DATASET SECTION =
>> Begin

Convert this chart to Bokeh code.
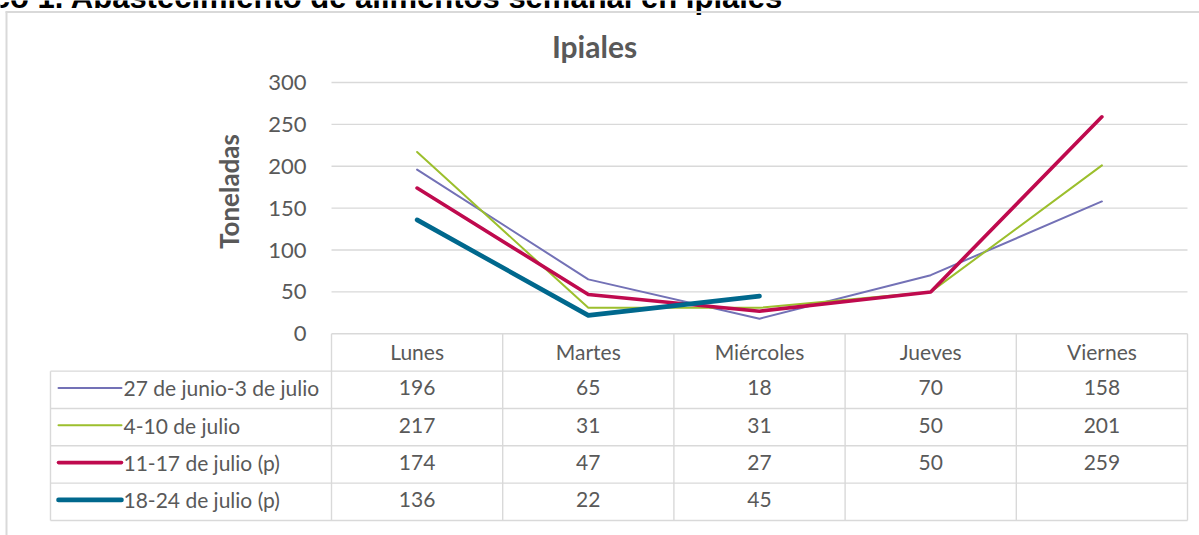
import math
from bokeh.plotting import figure
from bokeh.models import Range1d, FixedTicker
from bokeh.core.properties import value
from bokeh.embed import file_html
from bokeh.resources import INLINE

# ---------------- data ----------------
DAYS = ["Lunes", "Martes", "Miércoles", "Jueves", "Viernes"]
SERIES = ["27 de junio-3 de julio", "4-10 de julio", "11-17 de julio (p)", "18-24 de julio (p)"]
S1 = [196, 65, 18, 70, 158]
S2 = [217, 31, 31, 50, 201]
S3 = [174, 47, 27, 50, 259]
S4 = [136, 22, 45]
VALUES = [S1, S2, S3, S4]
Y_TICKS = [0, 50, 100, 150, 200, 250, 300]
TITLE = "Ipiales"
Y_LABEL = "Toneladas"
HEADING = "Gráfico 1. Abastecimiento de alimentos semanal en Ipiales"

# ---------------- style ----------------
COLORS = ["#7371B6", "#9CBF2D", "#BF0A4E", "#00688D"]
WIDTHS = [2, 2, 3.6, 4.6]
GRID = "#D9D9D9"
TXT = "#595959"
AXT = "#595959"
FONT = "Lato"

W, H = 1199, 535
PX0 = 0                       # page offset of the figure
COL0, COLW = 331.0, 171.2     # page x of first day column, column width
Y0, YPX = 333.3, 251.3 / 300  # page y of value 0, px per unit
ROW0, ROWH = 333.3, 37.33     # table top, row height


def x_of(px):
    return (px - COL0) / COLW


def y_of(py):
    return (Y0 - py) / YPX


def r_of(py):
    return (ROW0 - py) / ROWH


p = figure(width=W, height=H, output_backend="svg", toolbar_location=None,
           x_range=Range1d(x_of(PX0), x_of(PX0 + W)),
           y_range=Range1d(y_of(PX0 + H), y_of(PX0)),
           min_border=0, min_border_left=0, min_border_right=0,
           min_border_top=0, min_border_bottom=0)
p.outline_line_color = None
p.background_fill_color = "white"
p.border_fill_color = "white"
p.grid.visible = False

p.extra_y_ranges = {"table": Range1d(r_of(PX0 + H), r_of(PX0)),
                    "px": Range1d(PX0 + H, PX0)}
p.extra_x_ranges = {"px": Range1d(PX0, PX0 + W)}

# y axis (drawn at the start of the day columns)
ya = p.yaxis[0]
ya.ticker = FixedTicker(ticks=Y_TICKS)
ya.fixed_location = 0
ya.axis_line_color = None
ya.major_tick_line_color = None
ya.minor_tick_line_color = None
ya.major_label_standoff = 19
ya.major_label_text_font = FONT
ya.major_label_text_font_size = "22px"
ya.major_label_text_color = AXT

# x axis -> header row of the data table
xa = p.xaxis[0]
xa.ticker = FixedTicker(ticks=[i + 0.5 for i in range(len(DAYS))])
xa.major_label_overrides = {i + 0.5: d for i, d in enumerate(DAYS)}
xa.fixed_location = 0
xa.axis_line_color = None
xa.major_tick_line_color = None
xa.minor_tick_line_color = None
xa.major_label_standoff = -1
xa.major_label_text_font = FONT
xa.major_label_text_font_size = "21px"
xa.major_label_text_color = TXT

n = len(DAYS)
# gridlines
p.segment(x0=0, x1=n, y0=Y_TICKS, y1=Y_TICKS, line_color=GRID, line_width=1.4)

# table lines
leg_left = x_of(50)
rows = len(SERIES)
p.segment(x0=leg_left, x1=n, y0=[-(k + 1) for k in range(rows + 1)],
          y1=[-(k + 1) for k in range(rows + 1)], line_color=GRID, line_width=1.4,
          y_range_name="table")
p.segment(x0=list(range(n + 1)), x1=list(range(n + 1)), y0=0, y1=-(rows + 1),
          line_color=GRID, line_width=1.4, y_range_name="table")
p.segment(x0=leg_left, x1=leg_left, y0=-1, y1=-(rows + 1),
          line_color=GRID, line_width=1.4, y_range_name="table")

# series lines
for vals, c, w in zip(VALUES, COLORS, WIDTHS):
    p.line(x=[i + 0.5 for i in range(len(vals))], y=vals, line_color=c,
           line_width=w, line_join="round", line_cap="round")

# table contents
for k, (name, vals, c, w) in enumerate(zip(SERIES, VALUES, COLORS, WIDTHS)):
    yc = -(k + 1.45)
    p.segment(x0=x_of(58), x1=x_of(121), y0=yc, y1=yc, line_color=c,
              line_width=w, line_cap="round", y_range_name="table")
    p.text(x=[x_of(123)], y=[yc], text=[name], text_font=value(FONT),
           text_font_size="21px", text_color=TXT, text_align="left",
           text_baseline="middle", y_range_name="table")
    p.text(x=[i + 0.5 for i in range(len(vals))], y=[yc] * len(vals),
           text=[str(v) for v in vals], text_font=value(FONT),
           text_font_size="21px", text_color=TXT, text_align="center",
           text_baseline="middle", y_range_name="table")

# title, axis title, clipped heading, chart border
p.text(x=[594], y=[45], text=[TITLE], text_font=value(FONT), text_font_style="bold",
       text_font_size="30px", text_color=AXT, text_align="center",
       text_baseline="middle", x_range_name="px", y_range_name="px")
p.text(x=[228], y=[191], text=[Y_LABEL], angle=math.pi / 2, text_font=value(FONT),
       text_font_style="bold", text_font_size="26px", text_color=AXT,
       text_align="center", text_baseline="middle", x_range_name="px", y_range_name="px")
p.text(x=[783], y=[-3], text=[HEADING], text_font=value("Liberation Sans"),
       text_font_style="bold", text_font_size="31px", text_color="black",
       text_align="right", text_baseline="alphabetic", x_range_name="px", y_range_name="px")
p.segment(x0=[5, 6], x1=[PX0 + W, 6], y0=[11.5, 11], y1=[11.5, PX0 + H],
          line_color=GRID, line_width=2, x_range_name="px", y_range_name="px")

open("out.html", "w").write(file_html(p, INLINE))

>> End

WRITTEN REQUEST = Look at the listing and set down only the lines from its start through the line with "from bokeh.resources import INLINE", word for word and without pictures.

SOLUTION TO THE EXERCISE =
Convert this chart to Bokeh code.
import math
from bokeh.plotting import figure
from bokeh.models import Range1d, FixedTicker
from bokeh.core.properties import value
from bokeh.embed import file_html
from bokeh.resources import INLINE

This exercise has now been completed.